韓国の国民は
どうしてデマ政治に弱いのか
韓国国民は政治に関心が高く、若者層の投票率も日本より高い。ただ、韓国国民は物事を感情で判断する傾向にある。
日本では浅間山荘事件で学生運動が過激化してから、左派に対する支持が弱まった。しかし、韓国では70年代から80年代まで軍事政権が国を支配し、学生の政治活動を弾圧してきた。その後、民主勢力、革新系の人々が大統領となり、保守政権を批判して、「民主主義を成し遂げたのは革新系の功績である」との政治教育を行ったため、いまだに現実を見ず、革新系を支持する固定層がある。
革新系は真実がどうであれ、自分たちに都合のいい主張を作り上げて政府攻撃を行っている。その一つが福島第一原発処理水の放出問題であり、もう一つが、韓国で横行している、行き過ぎた課外学習の問題である。
福島第一原発の処理水を
「核廃水」と呼ぶ李在明代表
民主党は李在明民主党代表が主催して「福島原発汚染水放流反対野外集会」を各地で開催している。
5月20日、ソウル市内の国会前で開かれた集会には、「福島汚染水投棄は放射能テロだ」という横断幕や、「福島放射能水産物輸入5000万人が反対する」というプラカードもあった。
6月3日の釜山(プサン)では「汚染水は事実上の核廃棄物だ。核放射性物質が海水に混じっていれば、誰が海雲台(ヘウンデ)を訪れてホヤを食べるだろうか」と主張し、水産業者の反発を招いた。
17日に行われた集会で李在明代表は、「『汚染水』ではなく『核廃水』と呼ぶ」と述べた。
しかし、こうした主張はいずれも実態がなく、IAEAは、処理水は安全であると分析しており、韓国の権威である原子力学会は安全性について公開討論会を要求している。また、与党「国民の力」は常任委員会別に「刺し身店で会食を行う」としており、政府は処理水の「海洋放射能調査地点」を拡大、調査の頻度を高めてデマの鎮静化に努めている。

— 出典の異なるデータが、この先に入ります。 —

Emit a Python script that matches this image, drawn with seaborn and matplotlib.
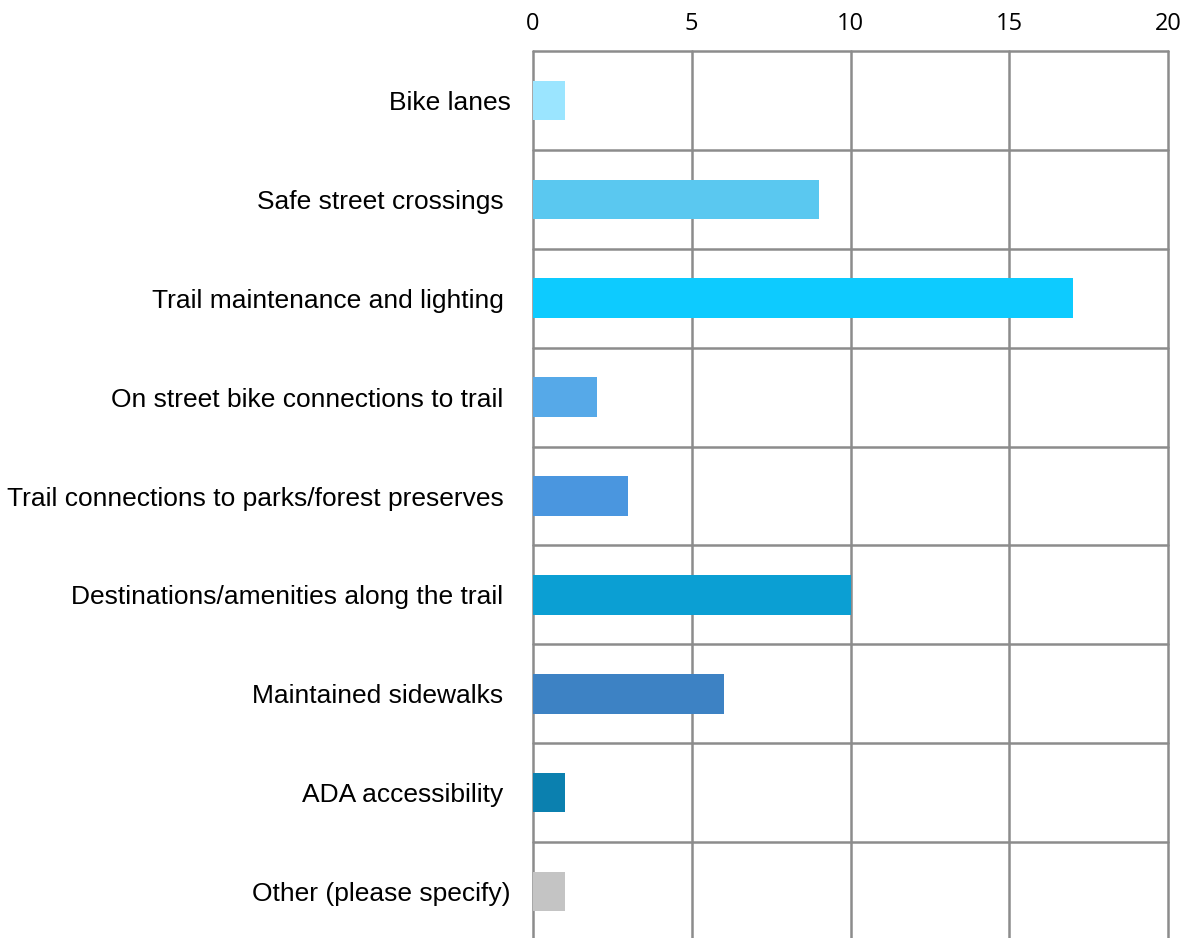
import matplotlib
matplotlib.use("Agg")
import matplotlib.pyplot as plt
import seaborn as sns
import pandas as pd
import numpy as np

categories = ["Bike lanes", "Safe street crossings ", "Trail maintenance and lighting ",
              "On street bike connections to trail ", "Trail connections to parks/forest preserves ",
              "Destinations/amenities along the trail ", "Maintained sidewalks ",
              "ADA accessibility ", "Other (please specify)"]
values = [1, 9, 17, 2, 3, 10, 6, 1, 1]
colors = ["#9BE5FF", "#5AC8F0", "#0DCBFF", "#56A9E8", "#4A96DF",
          "#0B9FD3", "#3D82C4", "#0B80AF", "#C4C4C4"]
xticks = [0, 5, 10, 15, 20]

sns.set_style("white")
plt.rcParams['font.family'] = ['Liberation Sans', 'DejaVu Sans']
plt.rcParams['text.color'] = 'black'
plt.rcParams['xtick.color'] = 'black'
plt.rcParams['ytick.color'] = 'black'

df = pd.DataFrame({"category": categories, "value": values})

fig = plt.figure(figsize=(11.86, 9.38), dpi=100)
ax = fig.add_axes([533/1186, -3/938, (1168-533)/1186, 890/938])

sns.barplot(data=df, y="category", x="value", hue="category", palette=colors,
            orient="h", width=0.4, legend=False, ax=ax, saturation=1, linewidth=0)

grid_c = "#8C8C8C"
ax.set_xlim(0, 20)
ax.set_ylim(len(categories) - 0.5, -0.5)
ax.xaxis.tick_top()
ax.set_xticks(xticks)
ax.set_xticklabels([str(t) for t in xticks], fontsize=17, family=['Open Sans', 'DejaVu Sans'],
                   color='black')
ax.set_yticks(range(len(categories)))
ax.set_yticklabels(categories, fontsize=19, color='black', family=['Liberation Sans', 'DejaVu Sans'])
ax.tick_params(axis='both', which='both', length=0)
ax.tick_params(axis='y', pad=16)
ax.tick_params(axis='x', pad=11)
ax.set_xlabel("")
ax.set_ylabel("")
ax.grid(False)
for x in xticks:
    ax.axvline(x, color=grid_c, lw=1.8, zorder=0, clip_on=False)
for y in np.arange(-0.5, len(categories), 1):
    ax.axhline(y, color=grid_c, lw=1.8, zorder=0, clip_on=False)
for s in ["left", "right", "top", "bottom"]:
    ax.spines[s].set_visible(False)

fig.savefig("out.png", dpi=100)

韓悳洙(ハン・ドクス)首相も、デマに対しては厳正に対処する方針を表明している。
しかし、民主党はこれに懲りず、南太平洋の国々に共に闘おうと書簡を送ったそうである。これに対し、与党は「国の恥を外国に晒すのか」と批判している。
民主党政権下での
教育の崩壊
韓国政府は、大学入試で「キラー問題(超難問)」を廃止する方針を打ち出した。ニューヨークタイムズは21日、「キラー問題」を「公教育の教育課程から逸脱し、科目名とも一致しない極度に難しく、悪名高い問題」と紹介、「韓国の家庭は昨年1年間に26兆ウォン(2兆8700億円)という巨額の塾費用を支出した」と指摘、その妥当性を報じた。
これに対し民主党の朴光温(パク・クァンオン)院内代表は「キラー問題をなくせば塾費用がなくなると考えるのは問題を単純に見過ぎだ」「最悪の教育惨事」と批判した。
しかし、李在明代表は「キラー問題をなくす」と国民に公約していた。
文在寅(ムン・ジェイン)政権となった17年から、「国家水準学業成就度評価」で、基礎学力未達の生徒が増えている。中学3年生の国語では22年度に11.3%となり前年度の2倍、17年度(2.6%)と比べ5倍近い。数学は7.1%から13.2%に増えている。これは文在寅政権による画一的平等教育政策を実施した結果だという指摘である。
文在寅政権と民主党は全教組の意向を呈して教育行政を進めてきており、その弊害が出たものであろう。民主党に教育問題を論じる資格はない。韓国にとって教育改革は急務のようである。